Start of DATASET EXCERPTS

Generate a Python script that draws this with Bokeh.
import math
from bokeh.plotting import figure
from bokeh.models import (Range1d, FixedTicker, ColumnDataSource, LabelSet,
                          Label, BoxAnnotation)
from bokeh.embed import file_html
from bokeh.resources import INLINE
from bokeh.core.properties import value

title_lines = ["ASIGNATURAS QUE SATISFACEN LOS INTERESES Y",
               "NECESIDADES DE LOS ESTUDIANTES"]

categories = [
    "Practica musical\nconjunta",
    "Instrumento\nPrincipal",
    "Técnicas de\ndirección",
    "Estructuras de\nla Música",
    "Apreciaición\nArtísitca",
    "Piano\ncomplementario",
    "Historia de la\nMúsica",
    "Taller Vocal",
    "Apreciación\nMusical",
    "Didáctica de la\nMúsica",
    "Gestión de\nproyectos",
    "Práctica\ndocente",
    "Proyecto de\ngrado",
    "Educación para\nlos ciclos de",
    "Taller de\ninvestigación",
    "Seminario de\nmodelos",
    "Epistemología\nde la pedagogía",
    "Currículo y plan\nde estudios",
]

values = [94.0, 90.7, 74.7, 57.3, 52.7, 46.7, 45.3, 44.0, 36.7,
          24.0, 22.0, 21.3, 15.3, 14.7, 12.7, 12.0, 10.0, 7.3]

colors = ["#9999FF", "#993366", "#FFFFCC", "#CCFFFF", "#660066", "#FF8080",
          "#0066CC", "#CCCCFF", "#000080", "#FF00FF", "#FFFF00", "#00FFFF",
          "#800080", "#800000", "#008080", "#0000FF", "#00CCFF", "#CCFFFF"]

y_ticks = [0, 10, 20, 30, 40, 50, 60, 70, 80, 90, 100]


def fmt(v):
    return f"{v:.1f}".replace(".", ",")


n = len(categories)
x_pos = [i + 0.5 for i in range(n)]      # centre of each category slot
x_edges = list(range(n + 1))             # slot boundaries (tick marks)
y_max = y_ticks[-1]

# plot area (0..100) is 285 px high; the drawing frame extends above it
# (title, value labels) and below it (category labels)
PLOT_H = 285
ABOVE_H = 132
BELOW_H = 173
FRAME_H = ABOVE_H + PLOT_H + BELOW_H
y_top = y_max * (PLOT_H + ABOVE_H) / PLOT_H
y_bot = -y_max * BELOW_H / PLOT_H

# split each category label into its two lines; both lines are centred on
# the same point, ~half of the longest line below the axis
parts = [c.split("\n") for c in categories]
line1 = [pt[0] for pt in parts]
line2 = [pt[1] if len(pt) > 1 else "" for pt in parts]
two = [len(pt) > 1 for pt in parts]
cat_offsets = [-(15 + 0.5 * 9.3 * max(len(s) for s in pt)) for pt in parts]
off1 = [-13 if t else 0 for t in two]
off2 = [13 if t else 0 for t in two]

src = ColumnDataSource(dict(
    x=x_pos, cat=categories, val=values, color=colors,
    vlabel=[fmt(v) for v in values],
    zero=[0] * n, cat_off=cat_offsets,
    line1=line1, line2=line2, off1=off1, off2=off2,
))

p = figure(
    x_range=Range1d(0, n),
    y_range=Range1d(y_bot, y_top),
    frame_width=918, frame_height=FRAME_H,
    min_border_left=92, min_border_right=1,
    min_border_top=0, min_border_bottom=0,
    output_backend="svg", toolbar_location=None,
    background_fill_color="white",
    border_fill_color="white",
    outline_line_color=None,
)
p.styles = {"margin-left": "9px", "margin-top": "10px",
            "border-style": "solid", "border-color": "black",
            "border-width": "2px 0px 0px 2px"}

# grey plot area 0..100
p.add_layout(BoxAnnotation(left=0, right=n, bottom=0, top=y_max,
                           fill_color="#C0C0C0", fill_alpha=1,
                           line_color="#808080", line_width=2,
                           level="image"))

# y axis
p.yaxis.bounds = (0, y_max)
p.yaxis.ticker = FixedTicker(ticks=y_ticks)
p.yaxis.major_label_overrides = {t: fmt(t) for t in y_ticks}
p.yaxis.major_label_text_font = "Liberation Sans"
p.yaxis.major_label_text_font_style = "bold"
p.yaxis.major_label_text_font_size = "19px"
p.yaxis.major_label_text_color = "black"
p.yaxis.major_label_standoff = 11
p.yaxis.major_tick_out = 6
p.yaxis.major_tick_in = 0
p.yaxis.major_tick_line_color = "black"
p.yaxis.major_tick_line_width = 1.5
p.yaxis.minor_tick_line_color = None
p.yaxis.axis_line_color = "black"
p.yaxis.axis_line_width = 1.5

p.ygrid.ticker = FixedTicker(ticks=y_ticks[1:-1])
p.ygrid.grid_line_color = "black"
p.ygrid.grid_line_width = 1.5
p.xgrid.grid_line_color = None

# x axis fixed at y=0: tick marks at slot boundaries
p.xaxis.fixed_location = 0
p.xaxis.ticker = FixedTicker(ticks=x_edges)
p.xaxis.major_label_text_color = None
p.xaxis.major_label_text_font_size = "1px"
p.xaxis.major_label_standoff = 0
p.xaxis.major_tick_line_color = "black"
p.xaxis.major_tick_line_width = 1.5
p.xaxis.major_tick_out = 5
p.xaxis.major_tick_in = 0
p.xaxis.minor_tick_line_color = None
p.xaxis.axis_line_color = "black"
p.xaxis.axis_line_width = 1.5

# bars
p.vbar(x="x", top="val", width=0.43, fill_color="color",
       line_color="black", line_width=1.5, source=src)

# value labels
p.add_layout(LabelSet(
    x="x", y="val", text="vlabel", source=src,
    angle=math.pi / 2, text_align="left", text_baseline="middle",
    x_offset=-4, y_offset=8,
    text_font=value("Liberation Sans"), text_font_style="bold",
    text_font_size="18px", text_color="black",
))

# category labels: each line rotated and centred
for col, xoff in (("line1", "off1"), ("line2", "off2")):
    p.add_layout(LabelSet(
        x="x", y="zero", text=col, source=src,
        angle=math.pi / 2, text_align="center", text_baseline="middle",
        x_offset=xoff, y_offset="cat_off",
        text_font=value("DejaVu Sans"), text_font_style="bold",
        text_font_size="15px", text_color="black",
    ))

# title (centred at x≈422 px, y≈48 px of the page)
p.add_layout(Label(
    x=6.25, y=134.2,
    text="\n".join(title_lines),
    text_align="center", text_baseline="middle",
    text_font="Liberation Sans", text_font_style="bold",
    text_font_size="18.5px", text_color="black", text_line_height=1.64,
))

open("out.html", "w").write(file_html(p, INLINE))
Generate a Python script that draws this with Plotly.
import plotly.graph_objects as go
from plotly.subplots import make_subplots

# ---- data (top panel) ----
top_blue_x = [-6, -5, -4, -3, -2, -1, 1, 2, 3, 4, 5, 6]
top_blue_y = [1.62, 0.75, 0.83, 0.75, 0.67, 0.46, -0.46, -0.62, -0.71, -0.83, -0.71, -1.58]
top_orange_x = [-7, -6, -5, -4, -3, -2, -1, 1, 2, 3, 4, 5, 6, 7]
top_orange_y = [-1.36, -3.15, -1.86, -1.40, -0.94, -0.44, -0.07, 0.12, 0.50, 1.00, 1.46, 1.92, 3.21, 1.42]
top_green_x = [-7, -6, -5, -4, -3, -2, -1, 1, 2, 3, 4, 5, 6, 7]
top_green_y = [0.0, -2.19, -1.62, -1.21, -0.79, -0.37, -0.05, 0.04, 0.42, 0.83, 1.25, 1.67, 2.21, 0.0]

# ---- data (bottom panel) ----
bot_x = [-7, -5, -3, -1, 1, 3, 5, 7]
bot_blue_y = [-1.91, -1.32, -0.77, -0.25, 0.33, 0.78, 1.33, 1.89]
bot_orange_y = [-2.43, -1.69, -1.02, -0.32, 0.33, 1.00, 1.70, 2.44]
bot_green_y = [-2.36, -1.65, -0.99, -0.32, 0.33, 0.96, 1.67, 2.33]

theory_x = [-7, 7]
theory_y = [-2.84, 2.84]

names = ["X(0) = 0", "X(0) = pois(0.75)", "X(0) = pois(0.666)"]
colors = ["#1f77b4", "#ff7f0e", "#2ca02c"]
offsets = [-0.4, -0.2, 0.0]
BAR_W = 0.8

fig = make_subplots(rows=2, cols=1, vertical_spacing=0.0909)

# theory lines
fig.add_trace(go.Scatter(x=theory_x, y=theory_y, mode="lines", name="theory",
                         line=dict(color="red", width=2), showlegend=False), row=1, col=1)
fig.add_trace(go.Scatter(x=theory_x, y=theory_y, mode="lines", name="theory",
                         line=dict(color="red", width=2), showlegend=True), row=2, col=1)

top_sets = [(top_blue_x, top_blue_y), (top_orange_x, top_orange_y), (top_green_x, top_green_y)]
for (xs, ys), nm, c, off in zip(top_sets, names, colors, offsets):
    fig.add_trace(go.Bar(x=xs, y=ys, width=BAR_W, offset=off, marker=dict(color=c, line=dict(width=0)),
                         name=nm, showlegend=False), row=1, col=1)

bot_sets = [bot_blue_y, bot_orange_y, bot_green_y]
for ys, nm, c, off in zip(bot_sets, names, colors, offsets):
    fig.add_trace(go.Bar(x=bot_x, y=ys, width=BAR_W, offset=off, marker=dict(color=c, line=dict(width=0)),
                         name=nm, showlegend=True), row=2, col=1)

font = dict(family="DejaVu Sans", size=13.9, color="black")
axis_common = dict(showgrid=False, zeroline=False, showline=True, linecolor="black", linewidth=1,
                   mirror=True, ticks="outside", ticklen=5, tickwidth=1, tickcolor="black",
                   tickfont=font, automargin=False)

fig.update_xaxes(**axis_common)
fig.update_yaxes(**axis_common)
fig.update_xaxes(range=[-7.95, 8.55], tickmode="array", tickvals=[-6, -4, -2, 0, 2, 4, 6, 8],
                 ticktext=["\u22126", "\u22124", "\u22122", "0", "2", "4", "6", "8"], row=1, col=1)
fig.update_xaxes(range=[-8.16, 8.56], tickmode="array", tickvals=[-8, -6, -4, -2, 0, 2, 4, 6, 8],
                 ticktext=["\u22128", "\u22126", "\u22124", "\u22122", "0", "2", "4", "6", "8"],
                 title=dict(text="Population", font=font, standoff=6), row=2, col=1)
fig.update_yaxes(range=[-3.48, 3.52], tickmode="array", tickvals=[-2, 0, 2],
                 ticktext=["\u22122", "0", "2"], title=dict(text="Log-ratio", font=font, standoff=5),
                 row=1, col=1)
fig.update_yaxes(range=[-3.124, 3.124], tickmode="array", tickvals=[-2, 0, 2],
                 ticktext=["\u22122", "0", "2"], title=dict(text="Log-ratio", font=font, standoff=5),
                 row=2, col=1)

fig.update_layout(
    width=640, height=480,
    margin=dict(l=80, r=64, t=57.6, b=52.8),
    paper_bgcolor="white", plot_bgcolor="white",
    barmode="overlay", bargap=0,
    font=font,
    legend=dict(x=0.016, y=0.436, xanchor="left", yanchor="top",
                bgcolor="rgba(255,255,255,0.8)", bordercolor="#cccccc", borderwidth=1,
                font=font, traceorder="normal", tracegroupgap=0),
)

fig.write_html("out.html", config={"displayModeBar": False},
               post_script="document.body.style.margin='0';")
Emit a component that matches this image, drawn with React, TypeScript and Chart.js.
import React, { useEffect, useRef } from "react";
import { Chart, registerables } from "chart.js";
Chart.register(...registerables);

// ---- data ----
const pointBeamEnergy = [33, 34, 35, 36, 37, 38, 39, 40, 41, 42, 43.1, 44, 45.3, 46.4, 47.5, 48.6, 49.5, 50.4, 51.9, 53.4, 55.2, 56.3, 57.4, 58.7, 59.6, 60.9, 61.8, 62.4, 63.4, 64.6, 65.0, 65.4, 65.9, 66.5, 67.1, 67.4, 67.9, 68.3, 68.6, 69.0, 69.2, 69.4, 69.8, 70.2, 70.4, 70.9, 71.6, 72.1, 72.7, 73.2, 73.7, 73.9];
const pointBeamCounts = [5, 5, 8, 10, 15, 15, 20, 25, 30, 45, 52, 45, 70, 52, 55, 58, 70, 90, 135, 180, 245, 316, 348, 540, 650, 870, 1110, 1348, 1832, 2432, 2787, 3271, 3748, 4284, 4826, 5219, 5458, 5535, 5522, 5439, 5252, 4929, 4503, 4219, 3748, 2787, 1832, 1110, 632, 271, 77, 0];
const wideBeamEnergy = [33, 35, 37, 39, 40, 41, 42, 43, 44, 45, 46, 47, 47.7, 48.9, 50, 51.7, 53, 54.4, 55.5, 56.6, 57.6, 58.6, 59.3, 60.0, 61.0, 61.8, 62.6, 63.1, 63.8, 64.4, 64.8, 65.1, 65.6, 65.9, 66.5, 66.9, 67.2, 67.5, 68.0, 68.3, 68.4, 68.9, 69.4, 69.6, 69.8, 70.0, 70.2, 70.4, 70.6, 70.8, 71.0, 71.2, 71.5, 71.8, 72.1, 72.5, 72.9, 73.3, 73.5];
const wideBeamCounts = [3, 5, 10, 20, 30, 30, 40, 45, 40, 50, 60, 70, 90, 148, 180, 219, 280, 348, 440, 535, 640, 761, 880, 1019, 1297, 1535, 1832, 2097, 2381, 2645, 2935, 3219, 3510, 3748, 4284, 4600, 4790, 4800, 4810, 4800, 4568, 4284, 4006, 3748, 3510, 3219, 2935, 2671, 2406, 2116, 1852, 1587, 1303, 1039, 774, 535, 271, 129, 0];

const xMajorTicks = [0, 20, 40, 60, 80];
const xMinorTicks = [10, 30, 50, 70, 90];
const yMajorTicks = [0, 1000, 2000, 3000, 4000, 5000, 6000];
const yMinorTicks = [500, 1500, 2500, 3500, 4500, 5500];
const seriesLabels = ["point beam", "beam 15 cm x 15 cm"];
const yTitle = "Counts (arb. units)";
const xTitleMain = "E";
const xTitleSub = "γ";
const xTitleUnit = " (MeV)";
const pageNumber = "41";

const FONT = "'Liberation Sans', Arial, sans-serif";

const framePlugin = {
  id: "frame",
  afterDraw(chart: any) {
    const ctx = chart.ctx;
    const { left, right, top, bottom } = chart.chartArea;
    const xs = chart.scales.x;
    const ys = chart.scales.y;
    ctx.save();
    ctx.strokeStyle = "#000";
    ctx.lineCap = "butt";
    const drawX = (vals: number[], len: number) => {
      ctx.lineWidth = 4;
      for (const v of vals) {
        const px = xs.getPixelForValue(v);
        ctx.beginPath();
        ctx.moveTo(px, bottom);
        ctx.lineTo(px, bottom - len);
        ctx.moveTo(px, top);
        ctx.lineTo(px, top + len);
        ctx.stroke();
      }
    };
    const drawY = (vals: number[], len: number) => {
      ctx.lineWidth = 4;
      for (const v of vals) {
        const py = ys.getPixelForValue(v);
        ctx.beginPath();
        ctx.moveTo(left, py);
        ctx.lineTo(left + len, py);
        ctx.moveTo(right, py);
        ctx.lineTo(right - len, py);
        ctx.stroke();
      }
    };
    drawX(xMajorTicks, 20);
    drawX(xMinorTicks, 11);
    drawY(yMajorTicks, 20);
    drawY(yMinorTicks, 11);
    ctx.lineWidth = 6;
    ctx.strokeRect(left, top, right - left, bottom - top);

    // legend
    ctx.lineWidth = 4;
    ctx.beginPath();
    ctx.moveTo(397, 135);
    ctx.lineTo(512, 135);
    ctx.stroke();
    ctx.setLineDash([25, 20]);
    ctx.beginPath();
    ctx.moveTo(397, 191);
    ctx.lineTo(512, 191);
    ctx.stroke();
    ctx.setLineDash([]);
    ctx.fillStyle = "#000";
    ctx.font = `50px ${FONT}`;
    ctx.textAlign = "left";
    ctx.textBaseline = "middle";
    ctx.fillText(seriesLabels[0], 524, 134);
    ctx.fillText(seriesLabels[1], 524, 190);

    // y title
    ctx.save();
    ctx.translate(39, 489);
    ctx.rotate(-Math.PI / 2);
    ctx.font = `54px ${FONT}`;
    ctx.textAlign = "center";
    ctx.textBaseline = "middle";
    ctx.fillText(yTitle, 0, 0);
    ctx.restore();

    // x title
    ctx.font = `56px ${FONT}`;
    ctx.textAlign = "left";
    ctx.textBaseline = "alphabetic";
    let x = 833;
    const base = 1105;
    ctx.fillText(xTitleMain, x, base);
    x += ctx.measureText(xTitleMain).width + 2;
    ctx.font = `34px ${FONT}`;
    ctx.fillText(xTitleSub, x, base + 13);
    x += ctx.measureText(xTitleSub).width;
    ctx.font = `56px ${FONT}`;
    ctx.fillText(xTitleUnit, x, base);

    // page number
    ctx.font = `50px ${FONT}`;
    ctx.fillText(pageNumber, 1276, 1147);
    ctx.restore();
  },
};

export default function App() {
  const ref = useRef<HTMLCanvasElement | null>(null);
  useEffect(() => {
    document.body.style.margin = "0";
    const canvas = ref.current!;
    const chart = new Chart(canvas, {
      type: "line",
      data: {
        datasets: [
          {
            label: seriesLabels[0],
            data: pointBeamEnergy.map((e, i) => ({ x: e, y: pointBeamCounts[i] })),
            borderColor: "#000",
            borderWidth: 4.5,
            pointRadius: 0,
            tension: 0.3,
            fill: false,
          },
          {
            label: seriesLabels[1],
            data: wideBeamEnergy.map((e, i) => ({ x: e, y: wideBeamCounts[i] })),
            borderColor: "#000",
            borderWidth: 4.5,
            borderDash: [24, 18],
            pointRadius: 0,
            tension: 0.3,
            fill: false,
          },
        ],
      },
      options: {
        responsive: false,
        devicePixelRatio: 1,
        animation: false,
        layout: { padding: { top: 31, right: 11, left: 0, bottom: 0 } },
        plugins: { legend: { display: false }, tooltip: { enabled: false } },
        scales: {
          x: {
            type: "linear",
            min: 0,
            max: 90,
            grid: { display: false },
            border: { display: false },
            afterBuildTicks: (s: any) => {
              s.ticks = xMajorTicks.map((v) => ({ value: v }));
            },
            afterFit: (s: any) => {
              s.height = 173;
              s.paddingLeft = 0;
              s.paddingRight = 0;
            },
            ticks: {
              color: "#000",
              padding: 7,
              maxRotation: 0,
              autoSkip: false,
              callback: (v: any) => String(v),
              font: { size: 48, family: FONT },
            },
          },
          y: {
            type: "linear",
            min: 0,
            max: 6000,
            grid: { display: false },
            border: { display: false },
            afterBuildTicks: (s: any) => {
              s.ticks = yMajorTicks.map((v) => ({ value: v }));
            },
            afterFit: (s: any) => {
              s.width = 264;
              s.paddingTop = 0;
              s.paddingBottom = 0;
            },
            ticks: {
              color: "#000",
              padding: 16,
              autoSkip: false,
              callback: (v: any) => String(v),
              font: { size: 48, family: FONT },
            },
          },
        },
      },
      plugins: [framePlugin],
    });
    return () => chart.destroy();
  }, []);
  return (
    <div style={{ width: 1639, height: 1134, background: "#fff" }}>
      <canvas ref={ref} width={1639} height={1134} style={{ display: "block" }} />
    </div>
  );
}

End of DATASET EXCERPTS

Only the lines from the one containing "Emit a component" through the one containing "Chart.register(...registerables);" are to be reproduced, exactly as they appear.

▸ **RESPONSE TO THE EXERCISE**:
Emit a component that matches this image, drawn with React, TypeScript and Chart.js.
import React, { useEffect, useRef } from "react";
import { Chart, registerables } from "chart.js";
Chart.register(...registerables);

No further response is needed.